Saturday, April 4, 2009

Former Regulator Outs Obama's Economic Advisors

Last night Bill Moyer's main guest was Bill Black, a Professor and forensic accountant. He lead the forensic audit of the Savings and Loan crash of the late 80's. Professor Black's most recent book is called The Best Way to Rob a Bank is to Own One. He stated unequivocally that crimes were committed by the CEO's of the big financial institutions. The following is an excerpt from the transcript of last night's show:

BILL MOYERS: In your book, you make it clear that calculated dishonesty by people in charge is at the heart of most large corporate failures and scandals, including, of course, the S&L, but is that true? Is that what you're saying here, that it was in the boardrooms and the CEO offices where this fraud began?

WILLIAM K. BLACK: Absolutely.

BILL MOYERS: How did they do it? What do you mean?

WILLIAM K. BLACK: Well, the way that you do it is to make really bad loans, because they pay better. Then you grow extremely rapidly, in other words, you're a Ponzi-like scheme. And the third thing you do is we call it leverage. That just means borrowing a lot of money, and the combination creates a situation where you have guaranteed record profits in the early years. That makes you rich, through the bonuses that modern executive compensation has produced. It also makes it inevitable that there's going to be a disaster down the road.

BILL MOYERS: So you're suggesting, saying that CEOs of some of these banks and mortgage firms in order to increase their own personal income, deliberately set out to make bad loans?

WILLIAM K. BLACK: Yes.

BILL MOYERS: How do they get away with it? I mean, what about their own checks and balances in the company? What about their accounting divisions?
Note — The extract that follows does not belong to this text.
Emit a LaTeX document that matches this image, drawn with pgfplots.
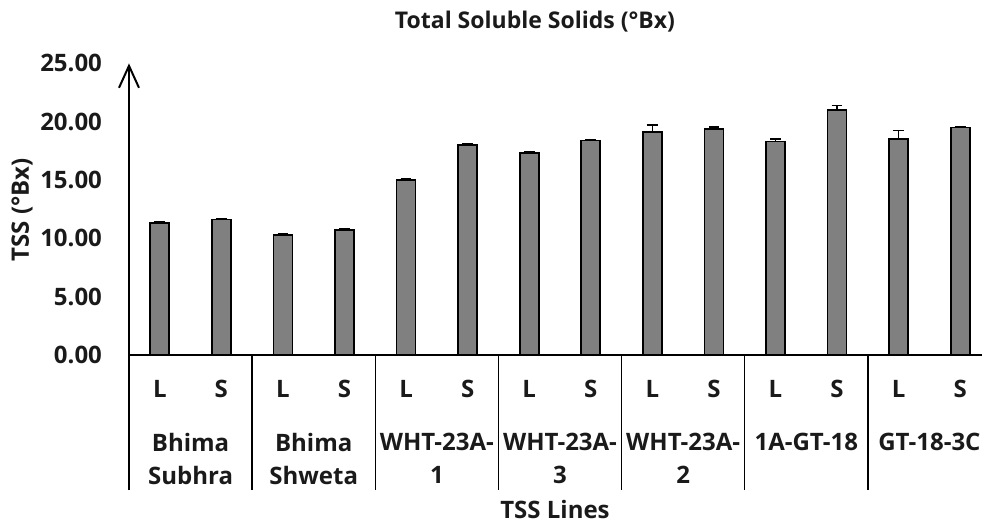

WILLIAM K. BLACK: All of those checks and balances report to the CEO, so if the CEO goes bad, all of the checks and balances are easily overcome. And the art form is not simply to defeat those internal controls, but to suborn them, to turn them into your greatest allies. And the bonus programs are exactly how you do that.

As evidence of this conscious attempt to make gigantic profits through premeditated fraud he points to a 2004 report by the FBI warning of a looming financial catastrophe.

CNN Friday September 17th 2004

"Assistant FBI Director Chris Swecker said the booming mortgage market, fueled by low interest rates and soaring home values, has attracted unscrupulous professionals and criminal groups whose fraudulent activities could cause multibillion-dollar losses to financial institutions.

"It has the potential to be an epidemic," said Swecker, who heads the Criminal Division at FBI headquarters in Washington. "We think we can prevent a problem that could have as much impact as the S&L crisis," he said."

So action by regulators, agencies and financial institutions at that point could have prevented indenturing future generations of Americans. But we know Bush and his cronies were in charge then and that they chose to ignore the financial crimes that were being committed on their watch. So much for their religion of the "Free Market". American taxpayers and those losing their jobs now are paying dearly for the fraud carried out by these slimy criminals in the name of deregulation.

1 comment:

Anonymous said...

Very revealing!!! Thanks for posting.